Best Buy, Tower Records, Virgin Entertainment Group, Wherehouse Music, Hastings Entertainment and Trans World Entertainment — the operator of FYE, Strawberries and Coconuts stores — said the group they have formed, called Echo, is the first effort by retailers to gain market share in the world of online music.
Hoping to bridge the gap between retail stores and the Internet, the group said it will seek competitive licenses with record labels so that retail members can better compete in the digital music marketplace.
Industry Downturn
The formation of Echo comes amid a major downturn in the recording industry. Profits have fallen, and the industry has blamed the proliferation of free file-swapping. The Recording Industry Association of America has said Internet piracy caused a 10 percent decline in record sales during 2001.
In the past couple of years, record labels and other services have banded together to form their own online music services to combat free file-sharing networks like Kazaa, but their efforts to date have been largely unsuccessful.
Licensing Deals Critical
Echo will operate by securing licensing from record labels, then offering music content to retailers that can resell it either under their own brand or co-branded with Echo.
“With competitive licenses, music retailers can utilize their long history and expertise in building customer relationships, marketing music and breaking new artists to provide a digital music experience that truly serves the consumer,” said Echo CEO Dan Hart.
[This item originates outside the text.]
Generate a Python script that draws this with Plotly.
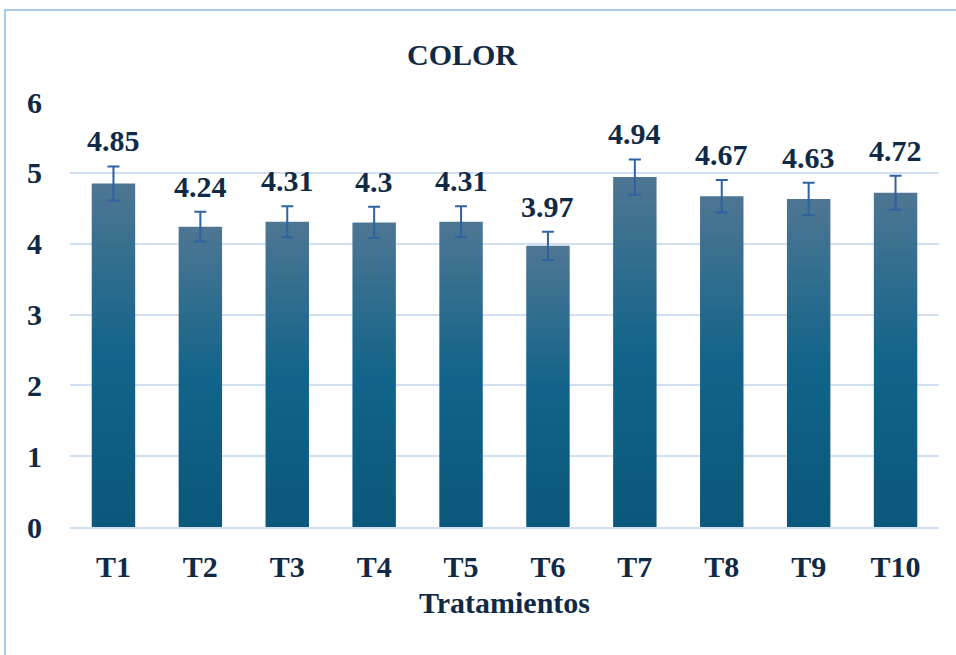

The Echo group is part of Echo Networks, which previously ran a streaming music service.
According to analysts, the Los Angeles-based group has yet to secure any licenses with record labels.
Value of Customer Relationships
But despite the current dearth of licensing agreements, record labels are likely to work with the new consortium, according to Yankee Group analyst Michael Goodman. After all, the recording industry has hit rocky shores, and there are already existing relationships between record labels and retailers.
“If the labels are going to give anyone permission to do this, it’s going to be to these guys,” Goodman told the E-Commerce Times. “They are somebody within the existing value chain trying to do something, rather than an outsider coming in and saying, ‘This is how you need to do your business.'”
Goodman emphasized that the group is “not trying to blow up the retail model — that’s still their bread and butter,” but rather is attemptingto transition the group of people who download free music to an online sales model.
“The challenge is to find a way to take some of that behavior and migrate it to a paying platform rather than a free platform,” said Goodman.
In-Store Kiosks Potential
Aberdeen Group analyst Michael Hoch agreed that the biggest hurdle Echo will face is its competition from free services, but he is optimistic about the in-store offerings Echo could provide for retailers — something that Internet-only services, such as LoudEye, cannot as easily offer.
“If consumers are in the stores and want to have a customized CD, it would allow you to do that, and it also controls the distribution of the content — it doesn’t go outside of the kiosk, and they can charge for it,” Hoch told the E-Commerce Times. “It’s getting consumers back into the music stores that’s the problem.”